▶ [PROBLEM TO SOLVE]: Retype, exactly as they stand, the lines from the start of the data to the line that contains "(O) -- (xtip);", both ends included. Leave the pictures out.

▶ [SOURCE DATA]:
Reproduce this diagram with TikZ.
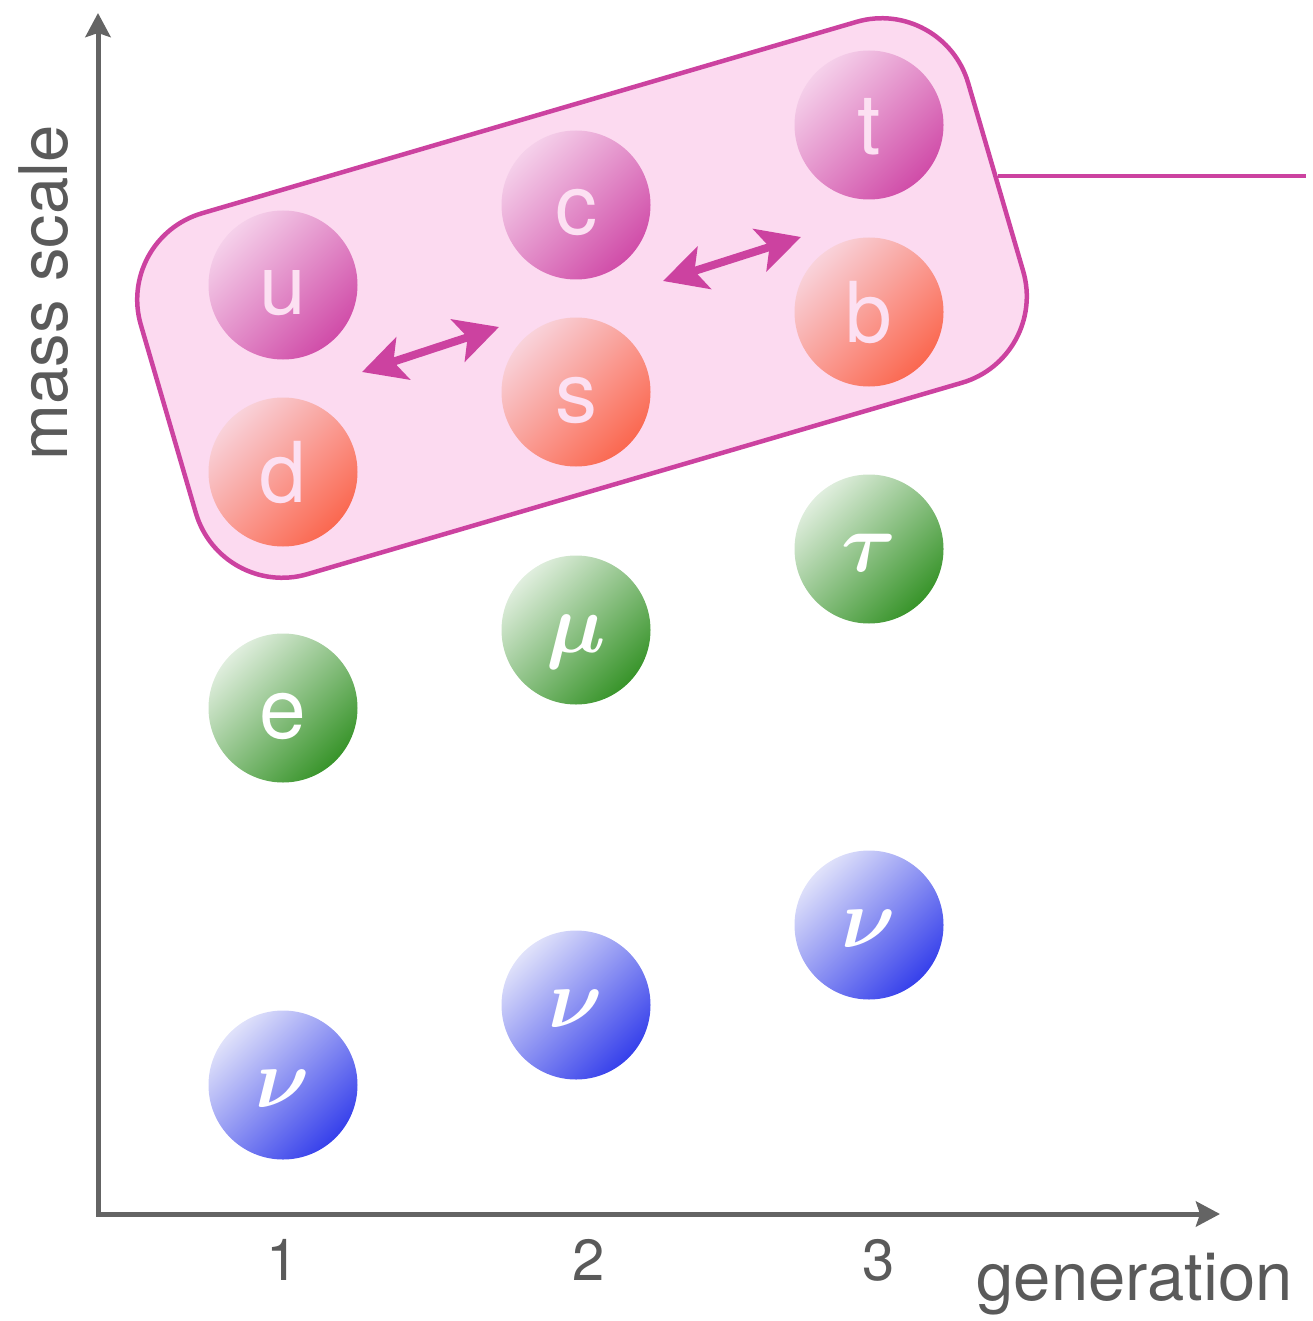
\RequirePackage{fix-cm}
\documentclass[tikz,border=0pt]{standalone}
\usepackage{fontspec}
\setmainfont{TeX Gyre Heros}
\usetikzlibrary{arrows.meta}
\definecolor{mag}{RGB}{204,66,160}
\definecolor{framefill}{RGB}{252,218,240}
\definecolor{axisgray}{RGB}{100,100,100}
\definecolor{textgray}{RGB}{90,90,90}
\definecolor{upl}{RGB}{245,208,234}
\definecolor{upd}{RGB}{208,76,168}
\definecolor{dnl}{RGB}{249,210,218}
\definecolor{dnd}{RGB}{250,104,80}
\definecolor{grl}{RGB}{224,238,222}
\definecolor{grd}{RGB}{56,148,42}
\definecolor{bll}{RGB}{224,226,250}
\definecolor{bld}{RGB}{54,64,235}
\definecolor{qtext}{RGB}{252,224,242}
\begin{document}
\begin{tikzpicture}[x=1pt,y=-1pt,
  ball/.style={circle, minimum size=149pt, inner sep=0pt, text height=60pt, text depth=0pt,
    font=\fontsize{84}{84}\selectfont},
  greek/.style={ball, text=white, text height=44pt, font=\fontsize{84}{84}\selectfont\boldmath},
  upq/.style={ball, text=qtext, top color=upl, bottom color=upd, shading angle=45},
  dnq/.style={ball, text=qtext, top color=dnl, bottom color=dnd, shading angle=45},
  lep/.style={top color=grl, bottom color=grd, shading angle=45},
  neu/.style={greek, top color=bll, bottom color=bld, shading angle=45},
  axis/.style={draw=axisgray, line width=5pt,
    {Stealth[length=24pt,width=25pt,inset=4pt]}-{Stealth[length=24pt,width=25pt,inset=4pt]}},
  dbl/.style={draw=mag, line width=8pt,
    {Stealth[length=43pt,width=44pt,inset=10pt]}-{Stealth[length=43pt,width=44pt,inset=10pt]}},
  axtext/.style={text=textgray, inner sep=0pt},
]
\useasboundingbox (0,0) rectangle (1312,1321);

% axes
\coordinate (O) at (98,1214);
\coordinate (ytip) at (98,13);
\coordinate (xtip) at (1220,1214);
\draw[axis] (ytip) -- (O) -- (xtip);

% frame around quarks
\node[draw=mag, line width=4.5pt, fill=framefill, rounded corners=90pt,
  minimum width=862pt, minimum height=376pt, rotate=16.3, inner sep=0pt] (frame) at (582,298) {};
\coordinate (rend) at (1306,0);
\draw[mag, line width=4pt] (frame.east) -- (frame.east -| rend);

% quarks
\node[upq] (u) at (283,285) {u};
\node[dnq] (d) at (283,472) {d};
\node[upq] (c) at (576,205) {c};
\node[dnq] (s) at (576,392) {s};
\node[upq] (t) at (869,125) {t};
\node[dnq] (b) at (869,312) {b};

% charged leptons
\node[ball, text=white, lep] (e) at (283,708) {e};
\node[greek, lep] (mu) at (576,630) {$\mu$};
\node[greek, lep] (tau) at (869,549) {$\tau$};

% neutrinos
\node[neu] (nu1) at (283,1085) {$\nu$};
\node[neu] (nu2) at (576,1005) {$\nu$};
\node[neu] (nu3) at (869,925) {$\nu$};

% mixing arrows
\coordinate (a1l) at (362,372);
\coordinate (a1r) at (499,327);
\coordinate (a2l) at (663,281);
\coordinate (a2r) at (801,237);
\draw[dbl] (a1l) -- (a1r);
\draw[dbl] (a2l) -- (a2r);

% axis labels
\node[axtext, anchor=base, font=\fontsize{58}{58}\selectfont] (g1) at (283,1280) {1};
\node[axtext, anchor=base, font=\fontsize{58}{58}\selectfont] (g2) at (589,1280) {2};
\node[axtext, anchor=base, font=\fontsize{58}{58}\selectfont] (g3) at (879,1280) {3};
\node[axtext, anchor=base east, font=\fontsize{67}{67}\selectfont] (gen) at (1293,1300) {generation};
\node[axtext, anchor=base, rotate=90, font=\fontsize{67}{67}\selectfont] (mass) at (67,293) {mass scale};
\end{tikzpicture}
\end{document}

▶ [RESPONSE TO THIS EXERCISE]:
Reproduce this diagram with TikZ.
\RequirePackage{fix-cm}
\documentclass[tikz,border=0pt]{standalone}
\usepackage{fontspec}
\setmainfont{TeX Gyre Heros}
\usetikzlibrary{arrows.meta}
\definecolor{mag}{RGB}{204,66,160}
\definecolor{framefill}{RGB}{252,218,240}
\definecolor{axisgray}{RGB}{100,100,100}
\definecolor{textgray}{RGB}{90,90,90}
\definecolor{upl}{RGB}{245,208,234}
\definecolor{upd}{RGB}{208,76,168}
\definecolor{dnl}{RGB}{249,210,218}
\definecolor{dnd}{RGB}{250,104,80}
\definecolor{grl}{RGB}{224,238,222}
\definecolor{grd}{RGB}{56,148,42}
\definecolor{bll}{RGB}{224,226,250}
\definecolor{bld}{RGB}{54,64,235}
\definecolor{qtext}{RGB}{252,224,242}
\begin{document}
\begin{tikzpicture}[x=1pt,y=-1pt,
  ball/.style={circle, minimum size=149pt, inner sep=0pt, text height=60pt, text depth=0pt,
    font=\fontsize{84}{84}\selectfont},
  greek/.style={ball, text=white, text height=44pt, font=\fontsize{84}{84}\selectfont\boldmath},
  upq/.style={ball, text=qtext, top color=upl, bottom color=upd, shading angle=45},
  dnq/.style={ball, text=qtext, top color=dnl, bottom color=dnd, shading angle=45},
  lep/.style={top color=grl, bottom color=grd, shading angle=45},
  neu/.style={greek, top color=bll, bottom color=bld, shading angle=45},
  axis/.style={draw=axisgray, line width=5pt,
    {Stealth[length=24pt,width=25pt,inset=4pt]}-{Stealth[length=24pt,width=25pt,inset=4pt]}},
  dbl/.style={draw=mag, line width=8pt,
    {Stealth[length=43pt,width=44pt,inset=10pt]}-{Stealth[length=43pt,width=44pt,inset=10pt]}},
  axtext/.style={text=textgray, inner sep=0pt},
]
\useasboundingbox (0,0) rectangle (1312,1321);

% axes
\coordinate (O) at (98,1214);
\coordinate (ytip) at (98,13);
\coordinate (xtip) at (1220,1214);
\draw[axis] (ytip) -- (O) -- (xtip);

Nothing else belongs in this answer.